His time in the Air Force also came with a few deployments. He was sent to Saudi Arabia twice for Operation Southern Watch, an air-centric military operation conducted by the U.S. Department of Defense from 1992 to 2003. 

That mission called for monitoring the airspace in southern and south-central Iraq. Elliott also served in Operation Iraqi Freedom, the mobilization following 9/11.

“I was in Baghdad but not during the hottest part of the war,” he said. “We saw mortar fire a few times on base where you had to take cover. … It’s weird to say, but I felt safer in Iraq than in some places in the U.S. because you’re on a well-protected base and you’ve got body armor.”

He credits his military and global experiences for his success in college and life in general.

“The biggest benefit I got from my time in the military was being exposed to people outside the bubble of my hometown,” he said. “You’re forced to work with people from all walks of life. It gives you a different perspective and the travel obviously was one of the highlights. I got to live in South Korea, Hawaii, Arizona and California, just to name a few.”

It took 20 years, but he finally made it to college. His wife, Kami, whom he met in the Air Force, is a Fairmont, W.Va., native, which played a role in him choosing WVU.

“I looked at WVU and saw they had a phenomenal astronomy staff,” Elliott said. “And the fact that the Green Bank Observatory is affiliated, that really attracted me to this University.”

Elliott retired from the Air Force in January 2016 and started at WVU that same month.

In April 2018, he won the Goldwater Scholarship, one of the most prestigious national scholarships in the natural sciences, mathematics and engineering fields. The scholarship, worth up to $7,500, is awarded to sophomores and juniors who show exceptional promise of becoming America’s next generation of research leaders.

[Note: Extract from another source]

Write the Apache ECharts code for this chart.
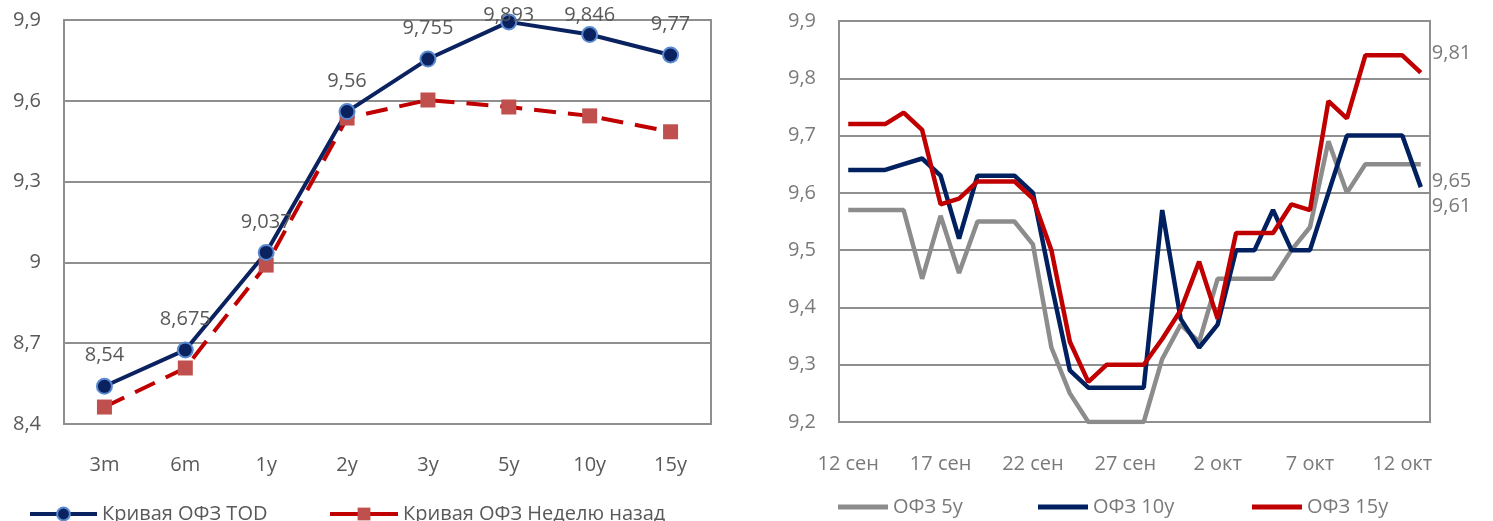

Elliott’s primary research focus is supermassive binary black holes, which are formed as remnants of galaxy mergers and are a source of gravitational waves.

“Most galaxies have a supermassive black hole in the center, including our own,” Elliott explained. “When two galaxies collide, the two supermassive black holes eventually merge. In the process, they would orbit each other and emit gravitational waves of a frequency that we should be able to detect – but we haven’t yet – by using pulsar timing arrays.”

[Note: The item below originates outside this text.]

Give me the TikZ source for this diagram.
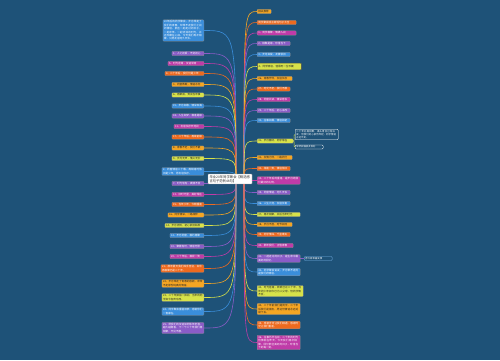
\documentclass[tikz,border=0pt]{standalone}
\usepackage{fontspec}
\newfontfamily\cjk{Noto Sans CJK SC}
\XeTeXlinebreaklocale "zh"
\XeTeXlinebreakskip = 0pt plus 0.5pt
\usetikzlibrary{calc}
\definecolor{bgc}{RGB}{30,82,120}
\definecolor{cpur}{HTML}{8A5CC7}
\definecolor{cmag}{HTML}{BF3BA8}
\definecolor{cora}{HTML}{EE6A1F}
\definecolor{cyel}{HTML}{F5A623}
\definecolor{cgrn}{HTML}{D7E24A}
\definecolor{cblu}{HTML}{3A8EDB}
\pgfdeclarelayer{bgl}
\pgfdeclarelayer{lines}
\pgfsetlayers{bgl,lines,main}
\tikzset{
  nb/.style={rounded corners=0.7pt, inner xsep=1.2pt, inner ysep=0.9pt,
    font=\cjk\fontsize{2.6}{3.4}\selectfont, align=left, draw=black!45, line width=0.25pt},
  pur/.style={nb, fill=cpur, text=white, text width=#1},
  mag/.style={nb, fill=cmag, text=white, text width=#1},
  ora/.style={nb, fill=cora, text=white, text width=#1},
  yel/.style={nb, fill=cyel, text=black!85, text width=#1},
  grn/.style={nb, fill=cgrn, text=black!85, text width=#1},
  blu/.style={nb, fill=cblu, text=white, text width=#1},
  sel/.style={draw=black!70, line width=0.6pt, inner ysep=2.2pt},
  dark/.style={rounded corners=1pt, inner xsep=1.2pt, inner ysep=0.9pt,
    font=\cjk\fontsize{2.4}{3.2}\selectfont, align=left, fill=bgc, draw=white!75,
    line width=0.35pt, text=white, text width=#1},
  ctrbox/.style={rounded corners=0.5pt, inner xsep=1.5pt, inner ysep=1.2pt,
    font=\cjk\fontsize{3.3}{4.4}\selectfont, align=left, fill=white, draw=black!40,
    line width=0.3pt, text=black!85, text width=41pt},
  conn/.style={draw=#1, line width=0.6pt}
}
\begin{document}
\begin{tikzpicture}[x=1pt,y=-1pt]
\useasboundingbox (0,0) rectangle (500,360);
\begin{pgfonlayer}{bgl}
\fill[bgc] (0,0) rectangle (500,360);
\end{pgfonlayer}

% center
\node[ctrbox] (ctr) at (230,179) {毕业20年同学聚会【精选感言句子范例46句】};
\coordinate (cl) at (236,179);
\coordinate (cr) at (244,179);

% left branch
\node[blu=38.6pt, anchor=east] (L1) at (204,30.5) {20年后的同学聚会，岁月带走了我们的青春，却带不走我们之间的情谊。那些一起走过的日子，一起欢笑、一起流泪的时光，永远珍藏在心底。今天我们再次相聚，只愿友谊地久天长。};
\node[pur=29.6pt, anchor=east] (L2) at (204,53.5) {1、人之初爱，不变初心};
\node[mag=33.6pt, anchor=east] (L3) at (204,63.5) {5、时光荏苒，友谊常青};
\node[ora=36.6pt, anchor=east] (L4) at (204,73.5) {4、二十年后，我们仍是少年};
\node[yel=29.6pt, anchor=east] (L5) at (204,84.5) {3、同窗数载，情谊永存};
\node[grn=29.6pt, anchor=east] (L6) at (204,95) {6、再聚首，笑谈当年事};
\node[blu=29.6pt, anchor=east] (L7) at (204,106) {19、岁月如歌，情深似海};
\node[pur=29.6pt, anchor=east] (L8) at (204,116) {18、人生如梦，相逢是缘};
\node[mag=27.6pt, anchor=east] (L9) at (204,126.5) {11、友谊长存天地间};
\node[ora=29.6pt, anchor=east] (L10) at (204,137) {17、二十年后，再续前缘};
\node[yel=29.6pt, anchor=east] (L11) at (204,148) {8、青春不老，我们不散};
\node[grn=29.6pt, anchor=east] (L12) at (204,158.5) {9、岁月无声，情义无价};
\node[blu=39.6pt, anchor=east] (L13) at (204,171.5) {2、同窗情谊二十载，再相逢时依旧是少年，愿友谊长存。};
\node[pur=29.6pt, anchor=east] (L14) at (204,183.5) {7、时光匆匆，真情不变};
\node[mag=29.6pt, anchor=east] (L15) at (204,194.5) {13、旧时光里，美好常在};
\node[ora=29.6pt, anchor=east] (L16) at (204,204.5) {15、当年少年，今朝重逢};
\node[yel=33.6pt, anchor=east] (L17) at (204,215) {16、同学情深，一路相伴};
\node[grn=36.6pt, anchor=east] (L18) at (204,225.5) {14、岁月流转，初心依旧如故};
\node[blu=31.6pt, anchor=east] (L19) at (204,235.5) {12、不忘同窗，相约再聚};
\node[pur=31.6pt, anchor=east] (L20) at (204,246.5) {10、聚散有时，情谊无限};
\node[mag=31.6pt, anchor=east] (L21) at (204,256.5) {20、二十年后，相视一笑};
\node[ora=40.6pt, anchor=east] (L22) at (204,268.5) {21、那年夏天我们挥手告别，如今再相聚已是二十年。};
\node[yel=39.6pt, anchor=east] (L23) at (204,283.5) {22、岁月带走了青春的容颜，却带不走那份纯真的情谊。};
\node[grn=39.6pt, anchor=east] (L24) at (204,297.5) {23、二十年弹指一挥间，当年的同学如今各奔东西。};
\node[blu=39.6pt, anchor=east] (L25) at (204,311.5) {24、同学聚会重温旧梦，感谢你们一直都在。};
\node[pur=39.6pt, anchor=east] (L26) at (204,328) {25、愿我们的友谊如同陈年老酒，越久越醇香，下一个二十年我们再相聚，不见不散。};

% right branch
\node[yel=11.6pt, anchor=west] (R1) at (257,11.5) {相关推荐};
\node[ora=36.6pt, anchor=west] (R2) at (257,22.5) {同学聚会感言简短句子大全};
\node[mag=36.6pt, anchor=west] (R3) at (257,33) {1、同学相聚，情满人间};
\node[pur=30.6pt, anchor=west] (R4) at (257,43.5) {2、相聚是缘，珍惜当下};
\node[blu=30.6pt, anchor=west] (R5) at (257,54.5) {3、岁月如梭，友情依旧};
\node[grn=41.6pt, sel, anchor=west] (R6) at (257,66.5) {4、同学情谊，值得用一生珍藏};
\node[yel=32.6pt, anchor=west] (R7) at (257,78.5) {26、青春作伴，友谊长存};
\node[ora=30.6pt, anchor=west] (R8) at (257,89) {27、时光不老，我们不散};
\node[mag=30.6pt, anchor=west] (R9) at (257,99.5) {28、同窗共读，情深意长};
\node[pur=30.6pt, anchor=west] (R10) at (257,110.5) {29、二十年后，初心未改};
\node[blu=30.6pt, anchor=west] (R11) at (257,120.5) {30、往事如烟，情谊如初};
\node[grn=33.6pt, anchor=west] (R12) at (257,141) {31、岁月静好，同学常在};
\node[dark=40.6pt, anchor=west] (C1) at (295,134.5) {二十年后再相聚，满头青丝已有白发，但我们的心依然年轻，同学情谊永远不变。};
\node[dark=25.6pt, anchor=west] (C2) at (295,147) {举杯祝福彼此安好};
\node[yel=32.6pt, anchor=west] (R13) at (257,157.5) {32、友情为伴，一路同行};
\node[ora=30.6pt, anchor=west] (R14) at (257,168.5) {33、相逢一笑，情谊依旧};
\node[mag=40.6pt, anchor=west] (R15) at (257,180.5) {34、二十年后的重逢，是岁月给我们最好的礼物。};
\node[pur=30.6pt, anchor=west] (R16) at (257,192.5) {35、同窗情谊，地久天长};
\node[blu=30.6pt, anchor=west] (R17) at (257,203.5) {36、人生几何，友谊长青};
\node[grn=40.6pt, anchor=west] (R18) at (257,214.5) {37、再次相聚，共话当年时光};
\node[yel=32.6pt, anchor=west] (R19) at (257,224.5) {38、岁月不居，时节如流};
\node[ora=30.6pt, anchor=west] (R20) at (257,234.5) {39、同学情深，千金难买};
\node[mag=33.6pt, anchor=west] (R21) at (257,245.5) {40、那年我们，正值青春};
\node[pur=40.6pt, anchor=west] (R22) at (257,258.5) {41、一起走过的日子，是生命中最美好的回忆。};
\node[dark=25.6pt, draw=cblu!70!white, anchor=west] (C3) at (304,258.5) {愿大家幸福安康};
\node[blu=40.6pt, anchor=west] (R23) at (257,272) {42、同学聚会说说，岁月带不走的是我们的情谊。};
\node[grn=43.6pt, anchor=west] (R24) at (257,291) {43、时光荏苒，转眼已过二十年，当年的少年如今已为人父母，但同学情不变。};
\node[yel=40.6pt, anchor=west] (R25) at (257,309) {44、二十年前我们是同学，二十年后我们是朋友，愿这份情谊永远延续下去。};
\node[ora=40.6pt, anchor=west] (R26) at (257,325) {45、感谢岁月让我们相遇，感谢时光让我们重逢。};
\node[mag=40.6pt, anchor=west] (R27) at (257,342.5) {46、往事历历在目，二十年的时光仿佛就在昨天，今天我们再次相聚，回忆那些美好的日子，珍惜当下的每一刻。};

% connectors
\begin{pgfonlayer}{lines}
\foreach \n/\c in {L1/cblu,L2/cpur,L3/cmag,L4/cora,L5/cyel,L6/cgrn,L7/cblu,L8/cpur,L9/cmag,L10/cora,L11/cyel,L12/cgrn,L13/cblu,L14/cpur,L15/cmag,L16/cora,L17/cyel,L18/cgrn,L19/cblu,L20/cpur,L21/cmag,L22/cora,L23/cyel,L24/cgrn,L25/cblu,L26/cpur}
  \draw[conn=\c] (cl) .. controls (cl |- \n.east) and (cl |- \n.east) .. (\n.east);
\foreach \n/\c in {R1/cyel,R2/cora,R3/cmag,R4/cpur,R5/cblu,R6/cgrn,R7/cyel,R8/cora,R9/cmag,R10/cpur,R11/cblu,R12/cgrn,R13/cyel,R14/cora,R15/cmag,R16/cpur,R17/cblu,R18/cgrn,R19/cyel,R20/cora,R21/cmag,R22/cpur,R23/cblu,R24/cgrn,R25/cyel,R26/cora,R27/cmag}
  \draw[conn=\c] (cr) .. controls (cr |- \n.west) and (cr |- \n.west) .. (\n.west);
\draw[conn=cgrn, line width=0.4pt] (R12.east) to[out=0,in=180] (C1.west);
\draw[conn=cgrn, line width=0.4pt] (R12.east) to[out=0,in=180] (C2.west);
\draw[conn=cpur, line width=0.4pt] (R22.east) to[out=0,in=180] (C3.west);
\end{pgfonlayer}
\end{tikzpicture}
\end{document}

Elliott, who researches with Sarah Burke-Spolaor, assistant professor of astronomy, hopes to continue this endeavor after he graduates in May 2019. He’s eyeing graduate programs across the country in astronomy and astrophysics. Someday he hopes to land a job as a staff astronomer at an observatory.

In the summer of 2017, he attended what he called a radio astronomy dream camp at Green Bank where he worked on a research project estimating the mass of the Milky Way galaxy.

“The whole experience confirmed my desire to study the cosmos and share that knowledge with others,” Elliott said. “I feel so fortunate to work on my degree at a top research school like WVU.

“A lot of people in the military do their 20 years, retire and get a civilian job doing the same thing they did in the military. I could have done that.

“I probably could have gotten a really good-paying job in intel. But I wanted to do this. I wanted to do science.”